Du Tarn à la Haute-Garonne en passant par l’Ariège, l’historien retrace l’implantation de ce réseau qui va former la « mouvance djihadiste locale » : Olivier Corel dit « l’émir blanc d’Artigat », Thomas Barnouin, les frères Clain et leurs familles, Sabri Essid, les Merah. Mohamed n’est pas le plus religieux de tous. Son réseau est loin de vivre en autarcie, mais au contraire reste connecté en permanence avec d’autres, dans l’Hérault, en région parisienne, en Alsace et même à Molenbeeck.

De cette banlieue de Bruxelles surgiront les auteurs des attentats de Paris. Des attentats incarnés par le Bataclan et Charlie Hebdo qui entraîneront dans la population une mobilisation sans précédent. Une mobilisation dont Jack Thomas relève le contraste avec celle de 2012 « avec un nombre de participants assez faibles » hormis à Toulouse.

Nous avions l’impression que la prise de conscience de cette guerre déclarée contre la civilisation, la démocratie et les valeurs de la liberté n’était pas totale dans l’opinion publique

Nicole Yardeni, l’ancienne présidente du CRIF

L’historien va aussi s’intéresser aux différentes formes d’interprétation du djihadisme qui seront faites après les attentats de Montauban et Toulouse : dimension sociologique d’un côté contre nouvelles formes religieuses de l’autre, Olivier Roy face à Gilles Keppel.

Avant ceux des attentats de Paris ou encore de Saint-Etienne du Rouvray, les procès des tueries de Toulouse et Montauban ont aussi ouvert une voie judiciaire. Comment juger en l’absence des principaux protagonistes. Comment survivre aussi pour les familles de victimes qui, chacune à leur niveau, font désormais œuvre utile.  

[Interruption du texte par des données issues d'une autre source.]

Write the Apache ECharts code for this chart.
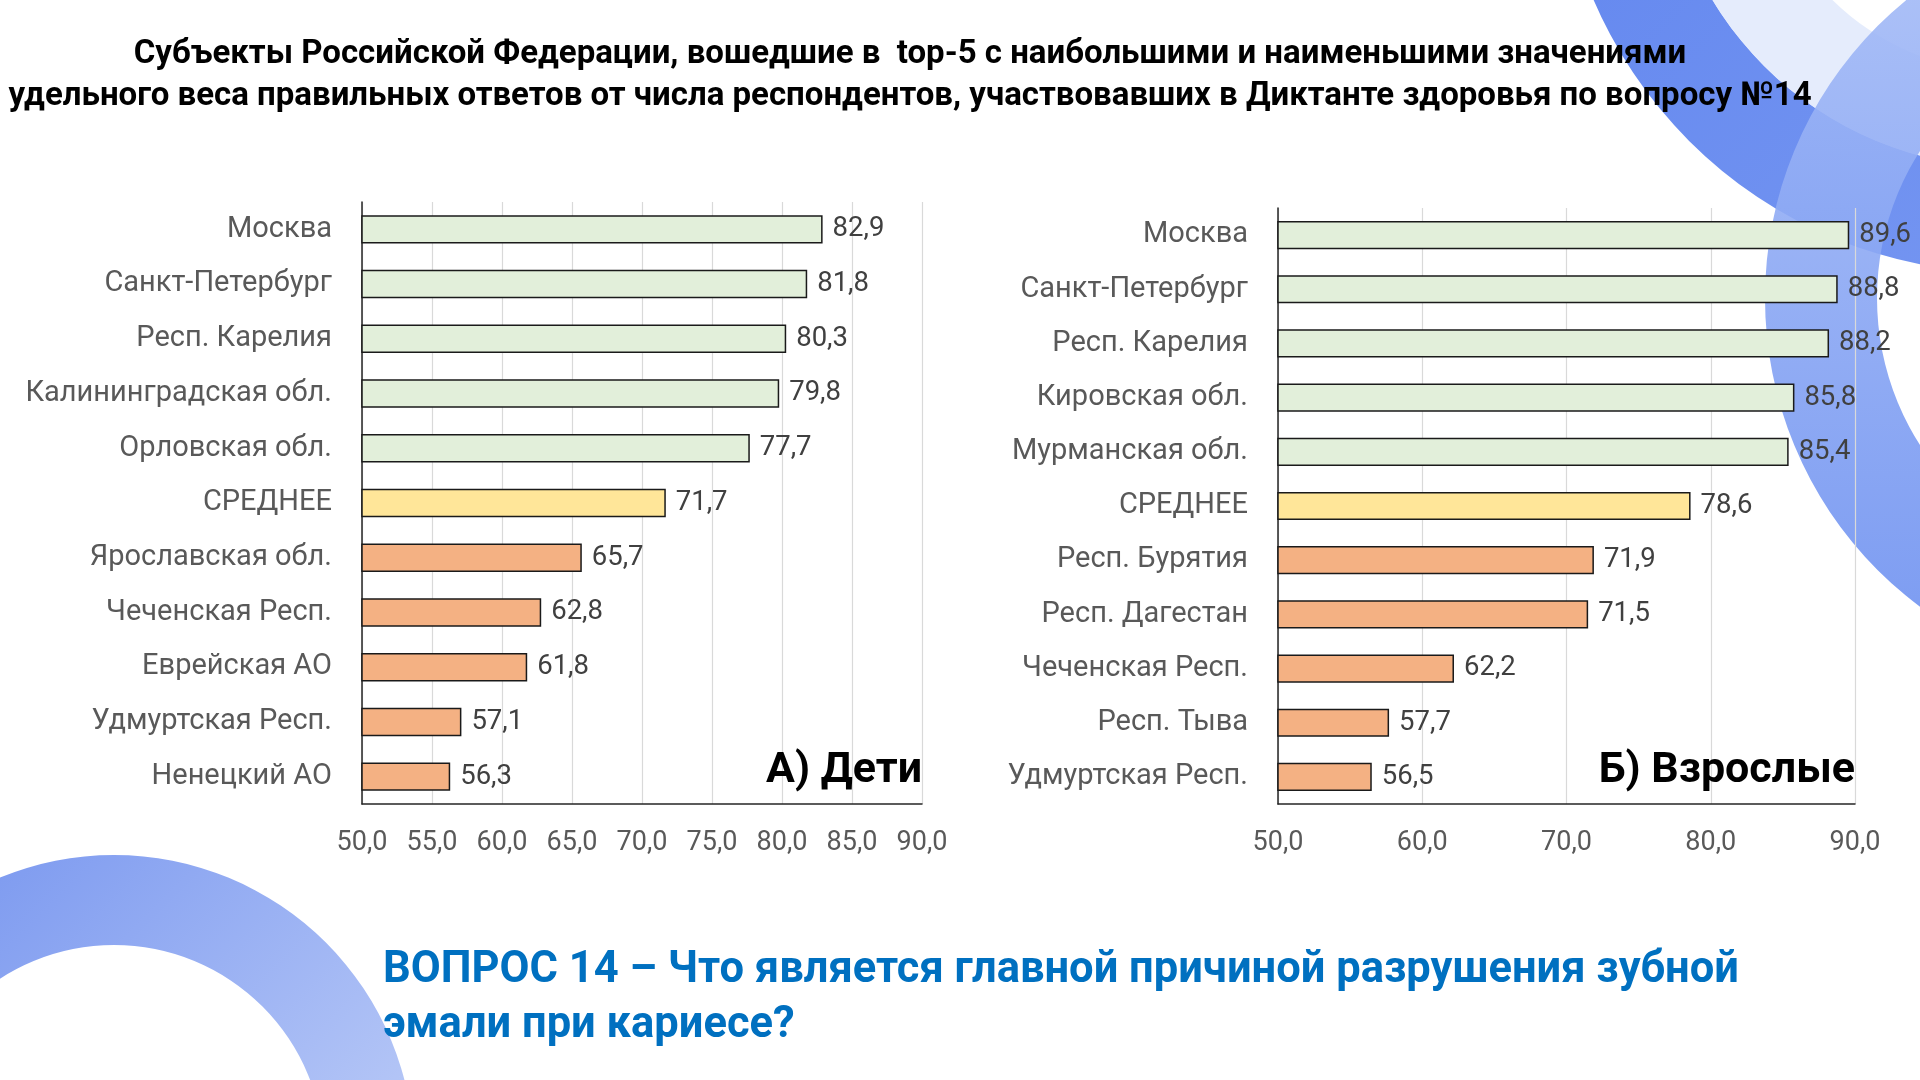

L’ouvrage de Jack Thomas remet tout cela en perspective et s’achève par ces deux phrases : « La montée de nouvelles expressions de religions rigoristes et fanatiques telles que l’islamisme salafiste constitue un défi majeur pour le vivre-ensemble républicain. Dix ans après mars 2012, le combat se poursuit à Toulouse, en France et dans le monde ».  

« 2012, attentats djihadistes, soldats et juifs pour cibles » de Jack Thomas aux éditions Midi-Pyrénéennes, sortie en librairie le 2 mars 2022.